The planter has to put the seed in the ground, and firm the ground on top of the seed. So your planter needs to be able to get the openers in the ground, and have closing wheels that will be able to close the trench. The biggest issue (here anyway) is getting the seed in the ground and closing the trench. I've had very limited success no-tilling beans into hay fields, and as for corn..... we normally follow hay with a small grain, and then plant corn. No-tilling into hay ground is hard to do, but so is working that same ground with a plow and a disc. Early spring might do alright and be easier than later when I try to do it, so it might not be too bad. I'd get the planter into shape, and try it.

Rodney


----------



## jhag (Dec 25, 2009)

Mike
I have been doing this for several years. I do it with a conventional planter and still get really good results. This year one field with no extra fertilizer yielded 200 bu/ac. It is nice if you can kill it off this fall but its a little too late here in Ontario. I still spray for broadleaf weeds after planting.

Jim


----------



## mlappin (Jun 25, 2009)

Rodney pointed out the major concerns. If you have a heavy enough planter to get the seed in the ground and adequately cover it, you'll be fine. We do this all the time, it's preferable to spray in the fall then again in the spring. Some of our best corn yields have been following hay.

One year we even planted into a foot of standing hay, burned it all down with gramoxone(sp?) and had no problems getting the seed into the ground with a White 8 row planter using frame mounted no-till coulters. Using a 16 row White now with the frame mounted no-till coulters and have no problems with that either.


----------



## MikeRF (Dec 21, 2009)

Thanks for the replies. That gives me a bit more confidence to give it a try. As you say it would have been nice to have have got a kill this fall but that is not going to happen now. 
The field (and surrounding area) is real bad for dandelions. Is no till corn going to give me enough opportunity to hit them in a one year break bearing in mind we are going to go straight back with hay?


----------



## mlappin (Jun 25, 2009)

Planting RR corn? If not and you use drops, you can always come back thru and hit any growing dandelions with 2-4d once the corn is up and growing. We even have a neighbor that sprays a pint to a quart of 2-4d under the canopy while side dressing anhydrous.


----------



## MikeRF (Dec 21, 2009)

mlappin said:


> Planting RR corn? If not and you use drops, you can always come back thru and hit any growing dandelions with 2-4d once the corn is up and growing. We even have a neighbor that sprays a pint to a quart of 2-4d under the canopy while side dressing anhydrous.

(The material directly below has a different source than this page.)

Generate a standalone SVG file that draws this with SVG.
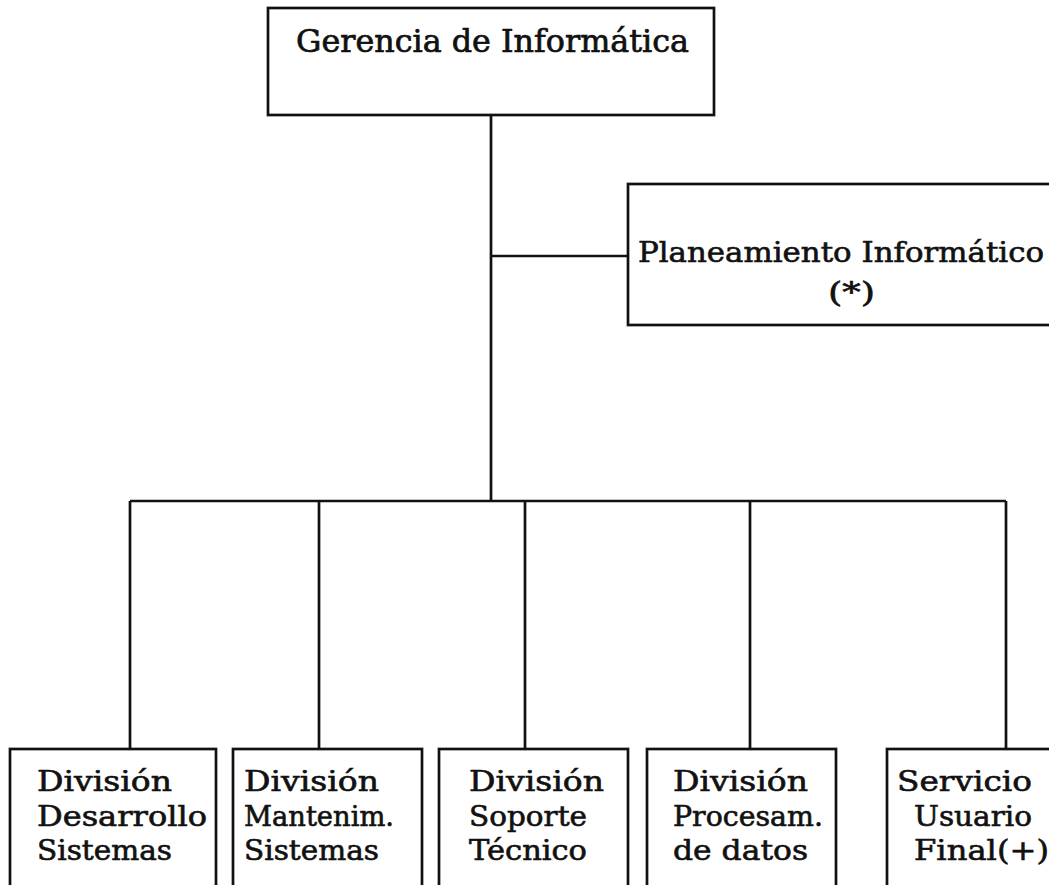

More than likely will be RR but this is a 7 year stand of hay with some huge and well established dandelions. We have increasingly found that Roundup struggles to get these snuffed out in one hit.


----------



## UpNorth (Jun 15, 2009)

While a number of people on the post have had success with no-till corn into alfalfa I would sugggest you consider either strip tilling or discing or something before planting the corn if you weren't going to apply any additional N. I've seen a number of guys run out of N in they didn't at least strip till, especially if they took the first cut of hay and then went in with corn that same season.

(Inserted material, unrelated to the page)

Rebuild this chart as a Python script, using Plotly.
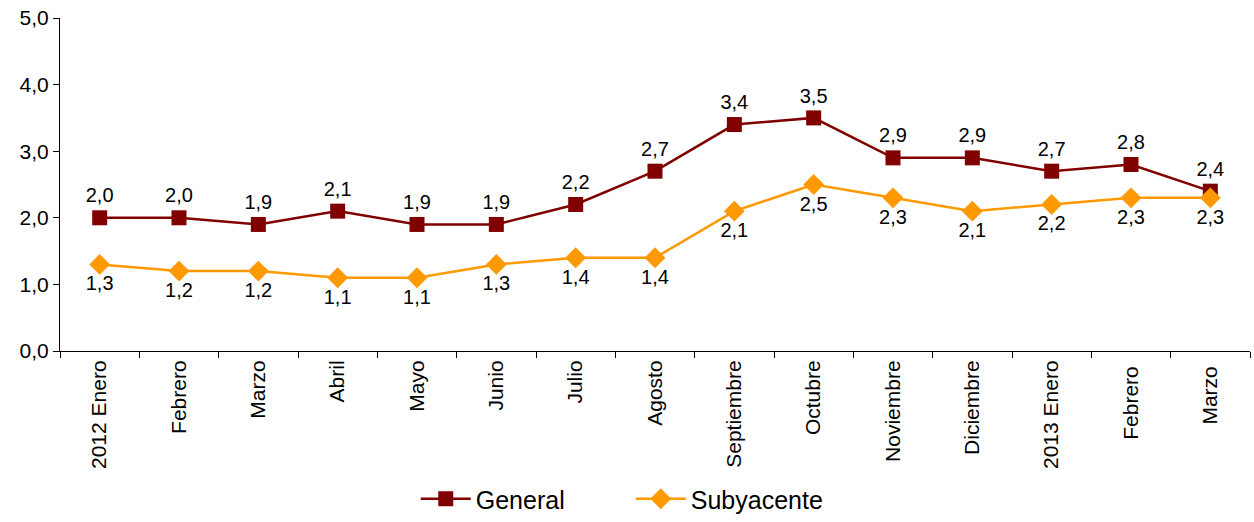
import plotly.graph_objects as go

categories = ["2012 Enero", "Febrero", "Marzo", "Abril", "Mayo", "Junio", "Julio",
              "Agosto", "Septiembre", "Octubre", "Noviembre", "Diciembre",
              "2013 Enero", "Febrero ", "Marzo "]
general = [2.0, 2.0, 1.9, 2.1, 1.9, 1.9, 2.2, 2.7, 3.4, 3.5, 2.9, 2.9, 2.7, 2.8, 2.4]
subyacente = [1.3, 1.2, 1.2, 1.1, 1.1, 1.3, 1.4, 1.4, 2.1, 2.5, 2.3, 2.1, 2.2, 2.3, 2.3]
y_ticks = [0, 1, 2, 3, 4, 5]
y_tick_labels = ["0,0", "1,0", "2,0", "3,0", "4,0", "5,0"]

def fmt(v):
    return f"{v:.1f}".replace(".", ",")

FONT = "Liberation Sans, Arial, sans-serif"

fig = go.Figure()
fig.add_trace(go.Scatter(
    x=categories, y=general, name="General", mode="lines+markers+text",
    line=dict(color="#800000", width=2.5),
    marker=dict(symbol="square", size=15, color="#800000"),
    text=[fmt(v) for v in general], textposition="top center",
    textfont=dict(family=FONT, size=20, color="black"),
))
fig.add_trace(go.Scatter(
    x=categories, y=subyacente, name="Subyacente", mode="lines+markers+text",
    line=dict(color="#FF9900", width=2.5),
    marker=dict(symbol="diamond", size=16, color="#FF9900"),
    text=[fmt(v) for v in subyacente], textposition="bottom center",
    textfont=dict(family=FONT, size=20, color="black"),
))

fig.update_layout(
    width=1254, height=522,
    margin=dict(l=60, r=4, t=18, b=171),
    paper_bgcolor="white", plot_bgcolor="white",
    font=dict(family=FONT, size=20, color="black"),
    showlegend=True,
    legend=dict(orientation="h", x=0.503, xanchor="center", xref="container",
                y=0.0, yanchor="bottom", yref="container",
                font=dict(size=25), itemwidth=50,
                entrywidth=150, entrywidthmode="pixels"),
)
fig.update_xaxes(
    type="category", showline=True, linecolor="black", linewidth=1,
    ticks="outside", tickson="boundaries", ticklen=6, tickcolor="black",
    tickangle=-90, tickfont=dict(size=21), showgrid=False, zeroline=False,
    range=[-0.5, len(categories) - 0.5], automargin=False,
)
fig.update_yaxes(
    range=[0, 5], tickvals=y_ticks, ticktext=y_tick_labels,
    showline=True, linecolor="black", linewidth=1,
    ticks="outside", ticklen=6, tickcolor="black",
    showgrid=False, zeroline=False, tickfont=dict(size=21), automargin=False,
)

fig.write_html("out.html", config={"displayModeBar": False},
               post_script="document.body.style.margin='0';")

Also if there are giant dandelion some well timed tillage would be very good weed control practice. No weed is resistant to steel.


----------



## jpritchett (Sep 22, 2009)

Last year we developed and put irrigation pivots on two of are quarters of ground. They were pasture and hayground the year before. One quarter they just went in and planted no-till. The other quarter they disked once to break up the sod. The quarter that was disked had a higher yield. The no-till quarter was 30 or more bushel less a acre.


----------



## mlappin (Jun 25, 2009)

jpritchett said:


> Last year we developed and put irrigation pivots on two of are quarters of ground. They were pasture and hayground the year before. One quarter they just went in and planted no-till. The other quarter they disked once to break up the sod. The quarter that was disked had a higher yield. The no-till quarter was 30 or more bushel less a acre.


Our experiences have been exactly opposite, take into account as well that most of our hayfield's are on lighter drought prone soils with no irrigation.

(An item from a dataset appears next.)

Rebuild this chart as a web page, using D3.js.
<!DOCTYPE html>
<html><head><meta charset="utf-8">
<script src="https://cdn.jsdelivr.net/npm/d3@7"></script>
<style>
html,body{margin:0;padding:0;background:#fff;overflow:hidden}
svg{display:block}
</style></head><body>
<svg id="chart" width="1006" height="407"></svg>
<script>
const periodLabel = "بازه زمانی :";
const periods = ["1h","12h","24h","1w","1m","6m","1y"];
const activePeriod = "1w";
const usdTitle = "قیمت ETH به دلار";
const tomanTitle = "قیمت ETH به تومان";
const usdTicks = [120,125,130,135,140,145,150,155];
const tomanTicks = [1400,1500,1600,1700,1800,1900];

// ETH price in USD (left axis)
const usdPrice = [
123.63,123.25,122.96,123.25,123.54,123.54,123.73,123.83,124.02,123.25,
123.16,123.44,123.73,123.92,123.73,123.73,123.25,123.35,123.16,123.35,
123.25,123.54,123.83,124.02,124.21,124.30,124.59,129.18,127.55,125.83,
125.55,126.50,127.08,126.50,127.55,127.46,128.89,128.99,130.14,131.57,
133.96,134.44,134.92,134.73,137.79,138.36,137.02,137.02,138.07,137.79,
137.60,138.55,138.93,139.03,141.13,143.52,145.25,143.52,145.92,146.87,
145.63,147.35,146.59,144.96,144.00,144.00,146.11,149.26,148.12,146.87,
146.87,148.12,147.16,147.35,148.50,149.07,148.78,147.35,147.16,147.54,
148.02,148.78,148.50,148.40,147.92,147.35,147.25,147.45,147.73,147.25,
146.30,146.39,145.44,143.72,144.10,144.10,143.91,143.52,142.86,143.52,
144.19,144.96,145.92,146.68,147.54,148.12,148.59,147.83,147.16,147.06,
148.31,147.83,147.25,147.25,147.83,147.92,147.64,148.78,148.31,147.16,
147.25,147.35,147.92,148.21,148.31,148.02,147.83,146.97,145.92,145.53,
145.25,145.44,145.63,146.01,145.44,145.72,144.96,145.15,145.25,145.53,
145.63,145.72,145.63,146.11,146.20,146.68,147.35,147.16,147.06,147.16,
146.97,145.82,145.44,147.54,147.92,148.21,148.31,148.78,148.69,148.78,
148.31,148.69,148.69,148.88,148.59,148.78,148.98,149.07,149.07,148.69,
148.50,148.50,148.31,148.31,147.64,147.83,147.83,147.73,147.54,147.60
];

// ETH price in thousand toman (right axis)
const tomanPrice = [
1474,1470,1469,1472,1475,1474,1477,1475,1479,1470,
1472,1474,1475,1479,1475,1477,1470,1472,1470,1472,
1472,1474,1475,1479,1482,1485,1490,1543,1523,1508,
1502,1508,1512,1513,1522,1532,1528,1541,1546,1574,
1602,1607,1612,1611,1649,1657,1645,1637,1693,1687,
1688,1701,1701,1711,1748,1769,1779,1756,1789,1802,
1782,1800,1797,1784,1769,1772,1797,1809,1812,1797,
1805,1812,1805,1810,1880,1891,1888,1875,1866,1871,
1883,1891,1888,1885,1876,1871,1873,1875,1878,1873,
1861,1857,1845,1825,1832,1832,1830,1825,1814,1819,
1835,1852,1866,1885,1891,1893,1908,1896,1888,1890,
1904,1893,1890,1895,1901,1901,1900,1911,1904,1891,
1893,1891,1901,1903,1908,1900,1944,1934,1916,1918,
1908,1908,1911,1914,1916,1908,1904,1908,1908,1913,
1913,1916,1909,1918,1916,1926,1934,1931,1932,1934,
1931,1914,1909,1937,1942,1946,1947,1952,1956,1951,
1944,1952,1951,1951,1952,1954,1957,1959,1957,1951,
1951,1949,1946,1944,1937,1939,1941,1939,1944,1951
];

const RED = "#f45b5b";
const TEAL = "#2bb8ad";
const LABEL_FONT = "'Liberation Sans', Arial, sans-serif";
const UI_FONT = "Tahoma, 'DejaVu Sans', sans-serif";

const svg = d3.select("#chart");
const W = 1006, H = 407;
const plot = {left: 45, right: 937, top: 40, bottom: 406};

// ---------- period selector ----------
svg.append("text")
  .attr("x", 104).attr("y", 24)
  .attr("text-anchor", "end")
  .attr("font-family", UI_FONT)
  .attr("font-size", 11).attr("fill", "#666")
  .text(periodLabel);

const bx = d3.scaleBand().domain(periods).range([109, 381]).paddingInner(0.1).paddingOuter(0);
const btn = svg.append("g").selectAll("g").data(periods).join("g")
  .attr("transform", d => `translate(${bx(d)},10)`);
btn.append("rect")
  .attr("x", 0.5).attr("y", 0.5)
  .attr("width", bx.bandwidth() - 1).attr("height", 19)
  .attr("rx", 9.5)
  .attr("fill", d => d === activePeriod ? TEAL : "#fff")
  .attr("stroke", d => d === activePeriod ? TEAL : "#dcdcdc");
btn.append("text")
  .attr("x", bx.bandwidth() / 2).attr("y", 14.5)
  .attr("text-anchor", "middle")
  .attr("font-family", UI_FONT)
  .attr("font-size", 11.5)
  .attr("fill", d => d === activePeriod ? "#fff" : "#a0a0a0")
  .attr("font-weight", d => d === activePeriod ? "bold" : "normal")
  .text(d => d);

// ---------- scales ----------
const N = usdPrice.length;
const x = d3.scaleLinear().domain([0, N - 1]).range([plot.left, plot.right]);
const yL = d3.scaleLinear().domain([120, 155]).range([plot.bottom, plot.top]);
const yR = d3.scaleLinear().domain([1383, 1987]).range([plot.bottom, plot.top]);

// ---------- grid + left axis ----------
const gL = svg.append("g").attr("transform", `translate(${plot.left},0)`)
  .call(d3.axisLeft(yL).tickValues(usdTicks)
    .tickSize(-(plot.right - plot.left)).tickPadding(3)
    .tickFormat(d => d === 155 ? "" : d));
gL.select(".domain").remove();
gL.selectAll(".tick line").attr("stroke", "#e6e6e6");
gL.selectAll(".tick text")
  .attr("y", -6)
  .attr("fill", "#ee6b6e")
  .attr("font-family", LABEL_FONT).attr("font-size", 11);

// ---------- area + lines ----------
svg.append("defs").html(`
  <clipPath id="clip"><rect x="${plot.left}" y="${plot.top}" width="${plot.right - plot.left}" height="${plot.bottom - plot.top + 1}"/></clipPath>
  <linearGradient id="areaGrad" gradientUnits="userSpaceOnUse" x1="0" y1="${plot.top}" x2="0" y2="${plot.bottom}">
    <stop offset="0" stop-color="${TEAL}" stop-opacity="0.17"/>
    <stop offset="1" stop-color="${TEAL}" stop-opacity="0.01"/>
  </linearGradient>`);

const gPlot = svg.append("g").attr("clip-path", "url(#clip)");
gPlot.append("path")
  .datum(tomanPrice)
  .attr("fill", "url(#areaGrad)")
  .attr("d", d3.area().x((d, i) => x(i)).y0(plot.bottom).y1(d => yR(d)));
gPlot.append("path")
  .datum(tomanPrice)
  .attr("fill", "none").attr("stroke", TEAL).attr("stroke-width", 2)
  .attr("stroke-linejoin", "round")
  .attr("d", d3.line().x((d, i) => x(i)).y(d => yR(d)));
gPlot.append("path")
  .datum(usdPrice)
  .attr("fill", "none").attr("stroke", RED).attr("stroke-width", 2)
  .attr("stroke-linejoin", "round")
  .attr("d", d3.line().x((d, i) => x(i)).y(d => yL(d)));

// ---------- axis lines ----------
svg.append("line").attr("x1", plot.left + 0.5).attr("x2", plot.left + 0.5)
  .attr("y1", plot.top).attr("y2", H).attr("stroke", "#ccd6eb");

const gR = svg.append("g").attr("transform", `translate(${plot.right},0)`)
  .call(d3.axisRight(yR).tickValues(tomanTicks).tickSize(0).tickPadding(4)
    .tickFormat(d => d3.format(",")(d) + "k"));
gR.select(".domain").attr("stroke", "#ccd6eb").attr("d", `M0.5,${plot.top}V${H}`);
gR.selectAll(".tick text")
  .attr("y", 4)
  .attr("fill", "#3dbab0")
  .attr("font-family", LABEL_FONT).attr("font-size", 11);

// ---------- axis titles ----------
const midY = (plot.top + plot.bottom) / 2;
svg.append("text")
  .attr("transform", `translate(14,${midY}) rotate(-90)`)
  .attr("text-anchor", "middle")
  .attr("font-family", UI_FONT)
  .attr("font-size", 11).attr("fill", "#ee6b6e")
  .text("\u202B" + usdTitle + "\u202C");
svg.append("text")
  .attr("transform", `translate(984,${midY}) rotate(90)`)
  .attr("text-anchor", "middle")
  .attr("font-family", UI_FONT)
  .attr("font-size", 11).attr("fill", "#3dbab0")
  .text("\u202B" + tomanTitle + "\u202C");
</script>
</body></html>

Side dressing takes care of any nitrogen deficits.


----------



## MikeRF (Dec 21, 2009)

jpritchett said:


> Last year we developed and put irrigation pivots on two of are quarters of ground. They were pasture and hayground the year before. One quarter they just went in and planted no-till. The other quarter they disked once to break up the sod. The quarter that was disked had a higher yield. The no-till quarter was 30 or more bushel less a acre.


Presumably you are talking hay/pasture burned off in fall and then light tillage in the spring. Discing only once within a few weeks of burning off in spring would leave a really rough seedbed wouldn't it? The root structure would still be mostly intact.


----------